§ DIRECTION:
Copy the data below exactly.

§ INFORMATION SHOWN:
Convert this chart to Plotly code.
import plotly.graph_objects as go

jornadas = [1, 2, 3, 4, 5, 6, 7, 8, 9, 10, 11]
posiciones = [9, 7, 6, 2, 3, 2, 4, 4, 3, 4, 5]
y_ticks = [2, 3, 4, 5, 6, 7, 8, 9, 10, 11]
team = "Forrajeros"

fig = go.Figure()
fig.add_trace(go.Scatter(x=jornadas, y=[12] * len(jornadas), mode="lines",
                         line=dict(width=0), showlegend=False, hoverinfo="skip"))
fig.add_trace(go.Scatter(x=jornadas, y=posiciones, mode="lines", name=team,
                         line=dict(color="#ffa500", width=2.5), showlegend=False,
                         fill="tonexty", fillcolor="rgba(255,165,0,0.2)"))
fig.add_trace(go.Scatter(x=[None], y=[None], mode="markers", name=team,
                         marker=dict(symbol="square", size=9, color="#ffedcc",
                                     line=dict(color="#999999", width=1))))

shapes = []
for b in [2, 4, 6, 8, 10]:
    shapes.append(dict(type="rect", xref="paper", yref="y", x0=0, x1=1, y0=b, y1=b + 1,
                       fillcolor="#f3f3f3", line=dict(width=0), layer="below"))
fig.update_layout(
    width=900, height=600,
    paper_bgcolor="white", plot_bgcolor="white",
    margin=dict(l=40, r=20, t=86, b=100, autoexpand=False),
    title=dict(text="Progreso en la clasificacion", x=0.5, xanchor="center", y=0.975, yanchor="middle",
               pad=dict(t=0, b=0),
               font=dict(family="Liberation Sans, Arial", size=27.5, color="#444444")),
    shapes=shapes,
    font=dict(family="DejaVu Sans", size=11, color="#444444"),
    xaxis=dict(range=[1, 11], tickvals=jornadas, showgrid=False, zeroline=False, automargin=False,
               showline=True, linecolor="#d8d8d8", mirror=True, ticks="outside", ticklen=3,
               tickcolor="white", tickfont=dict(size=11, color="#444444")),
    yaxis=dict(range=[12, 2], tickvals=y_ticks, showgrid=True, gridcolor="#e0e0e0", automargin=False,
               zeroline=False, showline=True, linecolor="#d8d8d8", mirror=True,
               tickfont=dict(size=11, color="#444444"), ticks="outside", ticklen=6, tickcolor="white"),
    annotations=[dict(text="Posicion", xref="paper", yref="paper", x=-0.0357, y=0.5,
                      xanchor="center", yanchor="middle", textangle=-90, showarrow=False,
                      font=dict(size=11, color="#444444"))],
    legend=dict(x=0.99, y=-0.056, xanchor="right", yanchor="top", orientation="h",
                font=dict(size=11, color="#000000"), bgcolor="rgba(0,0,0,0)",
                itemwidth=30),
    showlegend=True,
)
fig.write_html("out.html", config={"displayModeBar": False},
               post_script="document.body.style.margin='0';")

§ FULL OUTPUT:
Convert this chart to Plotly code.
import plotly.graph_objects as go

jornadas = [1, 2, 3, 4, 5, 6, 7, 8, 9, 10, 11]
posiciones = [9, 7, 6, 2, 3, 2, 4, 4, 3, 4, 5]
y_ticks = [2, 3, 4, 5, 6, 7, 8, 9, 10, 11]
team = "Forrajeros"

fig = go.Figure()
fig.add_trace(go.Scatter(x=jornadas, y=[12] * len(jornadas), mode="lines",
                         line=dict(width=0), showlegend=False, hoverinfo="skip"))
fig.add_trace(go.Scatter(x=jornadas, y=posiciones, mode="lines", name=team,
                         line=dict(color="#ffa500", width=2.5), showlegend=False,
                         fill="tonexty", fillcolor="rgba(255,165,0,0.2)"))
fig.add_trace(go.Scatter(x=[None], y=[None], mode="markers", name=team,
                         marker=dict(symbol="square", size=9, color="#ffedcc",
                                     line=dict(color="#999999", width=1))))

shapes = []
for b in [2, 4, 6, 8, 10]:
    shapes.append(dict(type="rect", xref="paper", yref="y", x0=0, x1=1, y0=b, y1=b + 1,
                       fillcolor="#f3f3f3", line=dict(width=0), layer="below"))
fig.update_layout(
    width=900, height=600,
    paper_bgcolor="white", plot_bgcolor="white",
    margin=dict(l=40, r=20, t=86, b=100, autoexpand=False),
    title=dict(text="Progreso en la clasificacion", x=0.5, xanchor="center", y=0.975, yanchor="middle",
               pad=dict(t=0, b=0),
               font=dict(family="Liberation Sans, Arial", size=27.5, color="#444444")),
    shapes=shapes,
    font=dict(family="DejaVu Sans", size=11, color="#444444"),
    xaxis=dict(range=[1, 11], tickvals=jornadas, showgrid=False, zeroline=False, automargin=False,
               showline=True, linecolor="#d8d8d8", mirror=True, ticks="outside", ticklen=3,
               tickcolor="white", tickfont=dict(size=11, color="#444444")),
    yaxis=dict(range=[12, 2], tickvals=y_ticks, showgrid=True, gridcolor="#e0e0e0", automargin=False,
               zeroline=False, showline=True, linecolor="#d8d8d8", mirror=True,
               tickfont=dict(size=11, color="#444444"), ticks="outside", ticklen=6, tickcolor="white"),
    annotations=[dict(text="Posicion", xref="paper", yref="paper", x=-0.0357, y=0.5,
                      xanchor="center", yanchor="middle", textangle=-90, showarrow=False,
                      font=dict(size=11, color="#444444"))],
    legend=dict(x=0.99, y=-0.056, xanchor="right", yanchor="top", orientation="h",
                font=dict(size=11, color="#000000"), bgcolor="rgba(0,0,0,0)",
                itemwidth=30),
    showlegend=True,
)
fig.write_html("out.html", config={"displayModeBar": False},
               post_script="document.body.style.margin='0';")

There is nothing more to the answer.